- _Recorded data_:
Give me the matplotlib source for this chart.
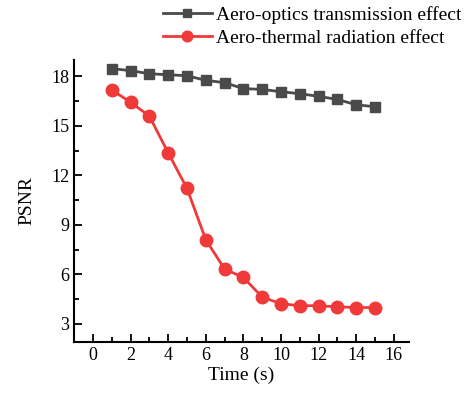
import matplotlib
matplotlib.use("Agg")
import matplotlib.pyplot as plt
from matplotlib.ticker import MultipleLocator

time_s = [1, 2, 3, 4, 5, 6, 7, 8, 9, 10, 11, 12, 13, 14, 15]
aero_optics = [18.47, 18.35, 18.16, 18.10, 18.04, 17.76, 17.62, 17.26, 17.21, 17.07, 16.95, 16.79, 16.60, 16.28, 16.16]
aero_thermal = [17.17, 16.44, 15.59, 13.37, 11.21, 8.10, 6.32, 5.81, 4.62, 4.22, 4.10, 4.10, 4.03, 3.99, 3.99]
labels = ["Aero-optics transmission effect", "Aero-thermal radiation effect"]

plt.rcParams['font.family'] = ['Liberation Serif', 'DejaVu Serif']
plt.rcParams['mathtext.fontset'] = 'stix'

fig = plt.figure(figsize=(4.69, 3.94), dpi=100)
ax = fig.add_axes([0.158, 0.132, 0.714, 0.716])

ax.plot(time_s, aero_optics, color='#4a4a4a', marker='s', markersize=7.5, linewidth=2, label=labels[0])
ax.plot(time_s, aero_thermal, color='#f03a3a', marker='o', markersize=9, linewidth=2, label=labels[1])

ax.set_xlim(-1, 16.8)
ax.set_ylim(1.9, 19.0)
ax.xaxis.set_major_locator(MultipleLocator(2))
ax.xaxis.set_minor_locator(MultipleLocator(1))
ax.yaxis.set_major_locator(MultipleLocator(3))
ax.yaxis.set_minor_locator(MultipleLocator(1.5))
ax.tick_params(which='both', direction='in', labelsize=13, width=1.3)
ax.tick_params(which='major', length=6)
ax.tick_params(which='minor', length=3.5)
ax.spines['top'].set_visible(False)
ax.spines['right'].set_visible(False)
for s in ('left', 'bottom'):
    ax.spines[s].set_linewidth(1.5)

ax.set_xlabel("Time (s)", fontsize=14, labelpad=2)
ax.set_ylabel("PSNR", fontsize=14, labelpad=11)

fig.legend(loc='upper left', bbox_to_anchor=(0.331, 1.005), frameon=False, fontsize=14,
           handlelength=2.5, handletextpad=0.2, labelspacing=0.3, borderaxespad=0,
           markerscale=0.85)

fig.savefig("out.png", dpi=100)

- _Problem details_:
Skip every picture and return the lines above from the top through the one that contains "from matplotlib.ticker import MultipleLocator".

- _Solution for this exercise_:
Give me the matplotlib source for this chart.
import matplotlib
matplotlib.use("Agg")
import matplotlib.pyplot as plt
from matplotlib.ticker import MultipleLocator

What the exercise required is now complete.